Systemic rot

A ranking of corruption by global graft watchdog Transparency International has put India in the 84th position out of 180 countries that were surveyed. While India does not figure at the bottom of the heap and has not slipped much in its ranking over the past year, its score of 3.4 on a clean score of 10 indicates the severity of corruption in the country. Of course, India can take heart in the fact that its rank is better than most of its South Asian neighbours. But for Bhutan, the rest of South Asia figures pretty low on the corruption index. Transparency International’s ranking, however, is questionable. Not all countries that figure among the less corrupt deserve a pat on the back. Some of them are encouraging corruption in other countries. Switzerland for instance, which is the fifth most transparent country in Transparency’s listing, allows people to park illegal money in banks. No questions are asked and no information about the account holders is revealed. Several transparent countries act as tax havens too. Listing them as ‘not corrupt’ is absurd. The value of corruption index will remain limited if their role in corruption is ignored.

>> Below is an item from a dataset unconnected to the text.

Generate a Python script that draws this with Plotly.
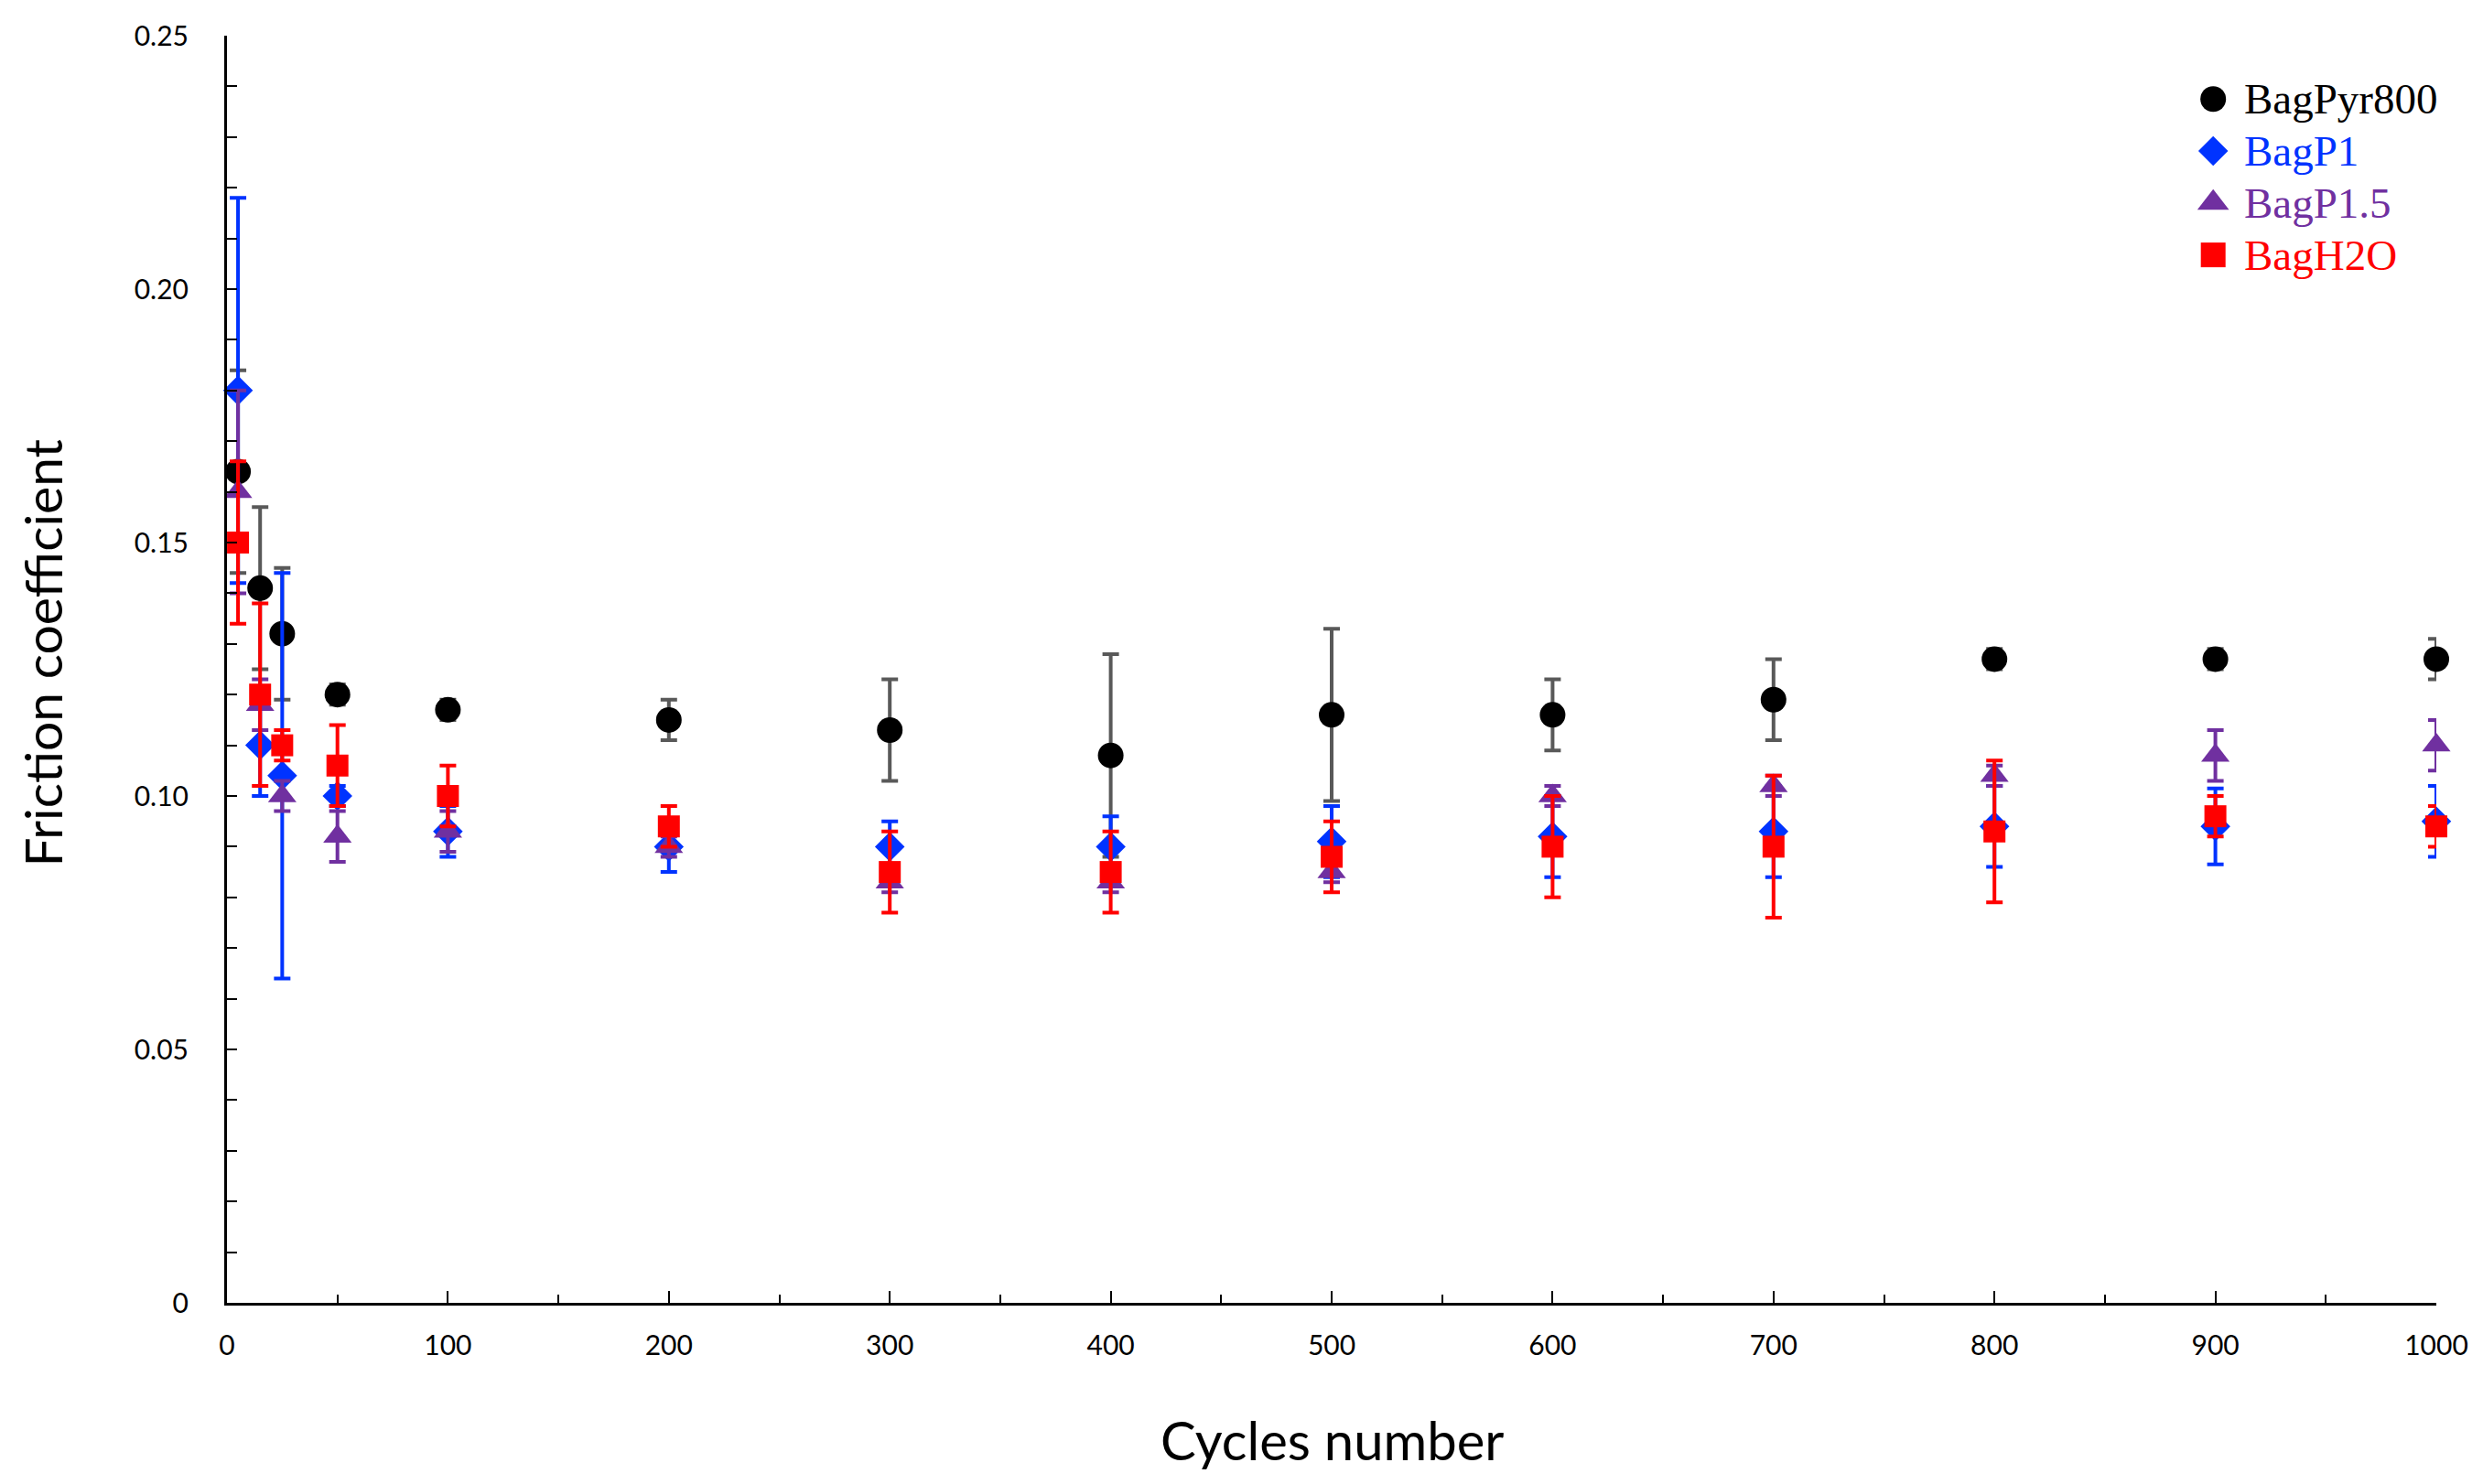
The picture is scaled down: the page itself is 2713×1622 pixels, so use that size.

Transparency International has observed that the perception of India as highly corrupt has limited foreign investment flow. Indeed, investors often complain that they are tripped by bureaucratic red tape and corruption at every level.   India’s ambitions of attracting more investment will remain thwarted so long as it is perceived as a corrupt country. But it is not to ease the way for investors alone that India needs to address corruption. It is coming in the way of tackling poverty.
Billions of rupees are poured into various poverty alleviation projects and literacy and women’s empowerment programmes. If these are not ushering in the change they were expected to, this is because funds are being siphoned off into private pockets. People are having to pay bribes for services that are supposed to be free. The poor are not able to access free healthcare or purchase food grains at subsidised rates that they are entitled to because of rampant corruption.  Corruption is magnifying the impact of poverty on the poorest sections in this country. It must be rooted out.